Vanessa: Oh probably Bee and Ron. They were already listening to varieties of; well it was less murder, maybe no murder. I might have had an effect on the darkness of what we are listening to. But Ron and I evolved it to that together. But in our defence it’s Halloween for the next three months and I’m obsessed.
BA: Do you think being an artisan is as valuable and rewarding as it is being the artist?
Vanessa: Absolutely. I think I’m suited for it. Because I’m lazy, I wouldn’t be making my own art, I’d be driving flowers around. Being an artisan has allowed me to fulfill that drive to make art and be around artists. I realized that’s one of the most valuable and rewarding parts of my job is to be around you guys. Because we’re constantly being creative together. I love it. I’m definitely suited for this.
BA: Top 5 places you recommend people to travel to?
Vanessa: Depends on them but, go to Mexico, it’s right there, it’s incredible, incredible food, incredible people, incredible history, Rocky Point does not count.
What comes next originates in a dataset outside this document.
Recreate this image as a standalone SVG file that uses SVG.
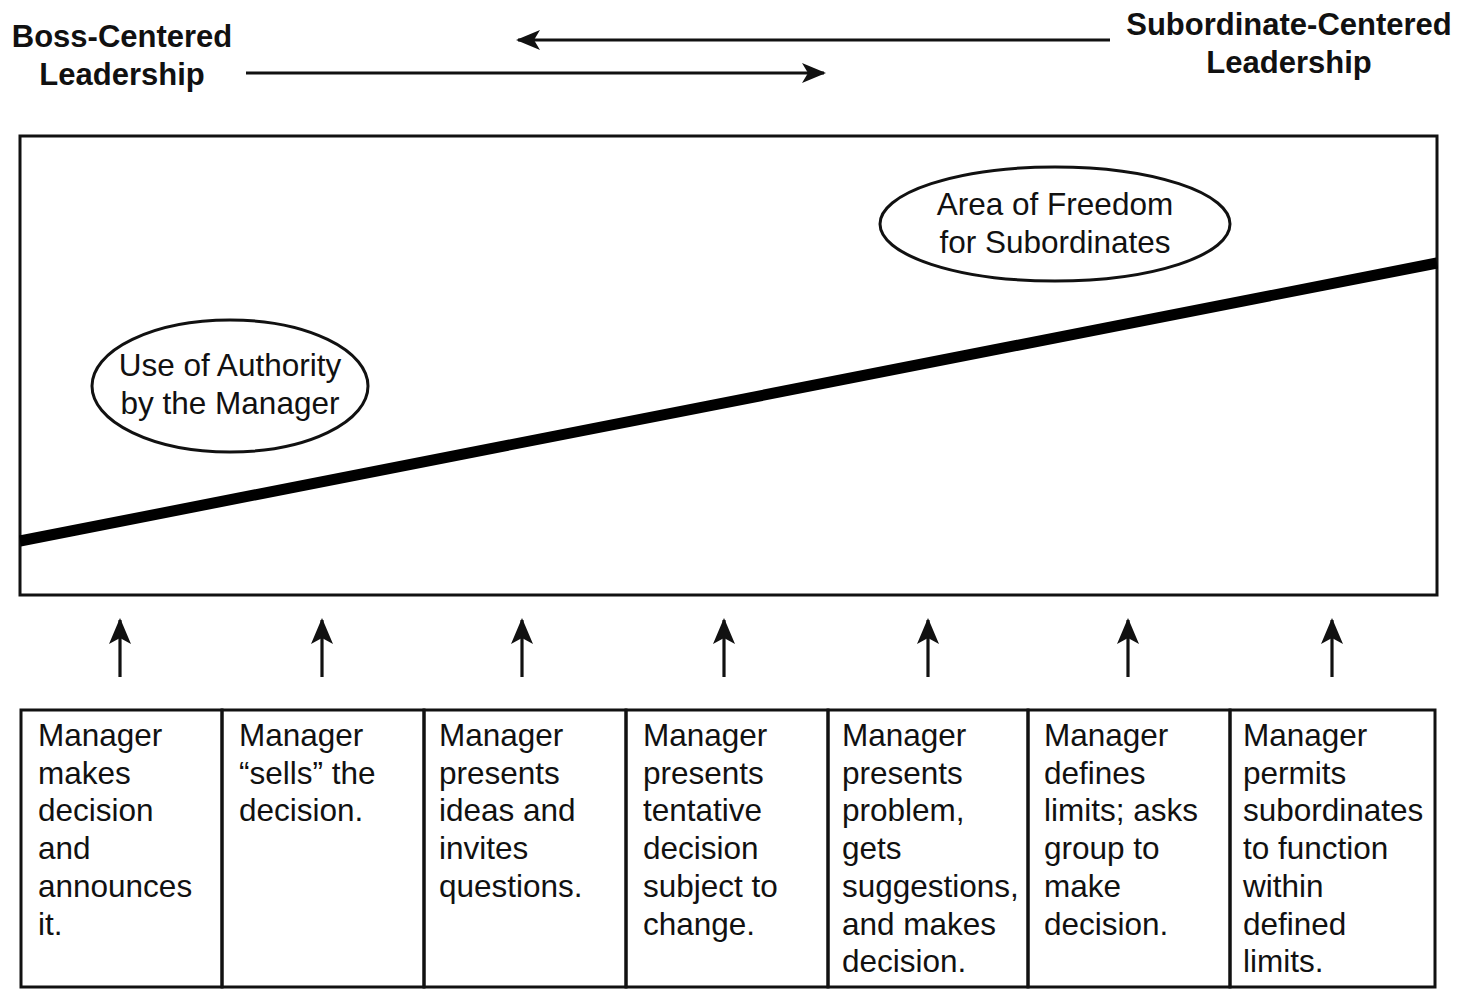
<svg xmlns="http://www.w3.org/2000/svg" width="1471" height="992" viewBox="0 0 1471 992">
<defs>
<style>
.hd{font-family:"Liberation Sans",Arial,sans-serif;font-weight:bold;font-size:31px;fill:#111;text-anchor:middle}
.el{font-family:"Liberation Sans",Arial,sans-serif;font-size:31.5px;fill:#111;text-anchor:middle}
.bx{font-family:"Liberation Sans",Arial,sans-serif;font-size:31.5px;fill:#111}
.frame{fill:none;stroke:#111;stroke-width:3}
.conn{stroke:#111;stroke-width:3.2;fill:none}
</style>
<marker id="ah" viewBox="0 0 24 22" refX="22" refY="11" markerWidth="24" markerHeight="22" markerUnits="userSpaceOnUse" orient="auto">
<path d="M0,1 L24,11 L0,21 L6,11 Z" fill="#111"/>
</marker>
<marker id="av" viewBox="0 0 26 24" refX="24" refY="12" markerWidth="26" markerHeight="24" markerUnits="userSpaceOnUse" orient="auto">
<path d="M0,1 L26,12 L0,23 L6,12 Z" fill="#111"/>
</marker>
</defs>
<rect width="1471" height="992" fill="#fff"/>

<g id="boss-header">
<text class="hd" x="122" y="47">Boss-Centered</text>
<text class="hd" x="122" y="85">Leadership</text>
</g>
<g id="sub-header">
<text class="hd" x="1289" y="35">Subordinate-Centered</text>
<text class="hd" x="1289" y="73">Leadership</text>
</g>

<g id="continuum">
<rect class="frame" x="20" y="136" width="1417" height="459"/>
<line x1="20" y1="541" x2="1437" y2="263" stroke="#000" stroke-width="11"/>
</g>

<g id="authority">
<ellipse cx="230" cy="386" rx="138" ry="66" fill="#fff" stroke="#111" stroke-width="3"/>
<text class="el" x="230" y="376">Use of Authority</text>
<text class="el" x="230" y="414">by the Manager</text>
</g>

<g id="freedom">
<ellipse cx="1055" cy="224" rx="175" ry="57" fill="#fff" stroke="#111" stroke-width="3"/>
<text class="el" x="1055" y="215">Area of Freedom</text>
<text class="el" x="1055" y="253">for Subordinates</text>
</g>

<g id="connectors">
<line class="conn" x1="1110" y1="40" x2="518" y2="40" marker-end="url(#ah)"/>
<line class="conn" x1="246" y1="73" x2="824" y2="73" marker-end="url(#ah)"/>
<line class="conn" x1="120" y1="677" x2="120" y2="620" marker-end="url(#av)"/>
<line class="conn" x1="322" y1="677" x2="322" y2="620" marker-end="url(#av)"/>
<line class="conn" x1="522" y1="677" x2="522" y2="620" marker-end="url(#av)"/>
<line class="conn" x1="724" y1="677" x2="724" y2="620" marker-end="url(#av)"/>
<line class="conn" x1="928" y1="677" x2="928" y2="620" marker-end="url(#av)"/>
<line class="conn" x1="1128" y1="677" x2="1128" y2="620" marker-end="url(#av)"/>
<line class="conn" x1="1332" y1="677" x2="1332" y2="620" marker-end="url(#av)"/>
</g>

<g id="box1">
<rect class="frame" x="21" y="710" width="201" height="277"/>
<text class="bx" x="38" y="746">Manager</text>
<text class="bx" x="38" y="784">makes</text>
<text class="bx" x="38" y="821">decision</text>
<text class="bx" x="38" y="859">and</text>
<text class="bx" x="38" y="897">announces</text>
<text class="bx" x="38" y="935">it.</text>
</g>
<g id="box2">
<rect class="frame" x="222" y="710" width="202" height="277"/>
<text class="bx" x="239" y="746">Manager</text>
<text class="bx" x="239" y="784">“sells” the</text>
<text class="bx" x="239" y="821">decision.</text>
</g>
<g id="box3">
<rect class="frame" x="424" y="710" width="202" height="277"/>
<text class="bx" x="439" y="746">Manager</text>
<text class="bx" x="439" y="784">presents</text>
<text class="bx" x="439" y="821">ideas and</text>
<text class="bx" x="439" y="859">invites</text>
<text class="bx" x="439" y="897">questions.</text>
</g>
<g id="box4">
<rect class="frame" x="626" y="710" width="202" height="277"/>
<text class="bx" x="643" y="746">Manager</text>
<text class="bx" x="643" y="784">presents</text>
<text class="bx" x="643" y="821">tentative</text>
<text class="bx" x="643" y="859">decision</text>
<text class="bx" x="643" y="897">subject to</text>
<text class="bx" x="643" y="935">change.</text>
</g>
<g id="box5">
<rect class="frame" x="828" y="710" width="200" height="277"/>
<text class="bx" x="842" y="746">Manager</text>
<text class="bx" x="842" y="784">presents</text>
<text class="bx" x="842" y="821">problem,</text>
<text class="bx" x="842" y="859">gets</text>
<text class="bx" x="842" y="897">suggestions,</text>
<text class="bx" x="842" y="935">and makes</text>
<text class="bx" x="842" y="972">decision.</text>
</g>
<g id="box6">
<rect class="frame" x="1028" y="710" width="202" height="277"/>
<text class="bx" x="1044" y="746">Manager</text>
<text class="bx" x="1044" y="784">defines</text>
<text class="bx" x="1044" y="821">limits; asks</text>
<text class="bx" x="1044" y="859">group to</text>
<text class="bx" x="1044" y="897">make</text>
<text class="bx" x="1044" y="935">decision.</text>
</g>
<g id="box7">
<rect class="frame" x="1230" y="710" width="205" height="277"/>
<text class="bx" x="1243" y="746">Manager</text>
<text class="bx" x="1243" y="784">permits</text>
<text class="bx" x="1243" y="821">subordinates</text>
<text class="bx" x="1243" y="859">to function</text>
<text class="bx" x="1243" y="897">within</text>
<text class="bx" x="1243" y="935">defined</text>
<text class="bx" x="1243" y="972">limits.</text>
</g>
</svg>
BA: Incredible digestive problems.
Vanessa: Rocky point does not count.
Canada. Go to Egypt. We’ve all been interested in ancient Egypt, go see it. It’s expensive to get there but once you’re there it’s cheap. Don’t be afraid, people are afraid of everywhere. Go to France, best food you’ll ever have ever. The food is the richest most decadent; how Americans treasure power and money, the French have spent the last thousand years really enjoying the good life. Food and each other and wine. Go to India. Also food. And then go to Iceland. Because I’ve never been there. People also don’t travel because it’s too expensive but don’t think about that, just buy the plane ticket and the money will come I promise you.
BA: I have this on tape you know, if I do this and the money doesn’t come just know I’ll be stuck in a different country and there will be no repercussions other than a strongly worded postcard to you from me.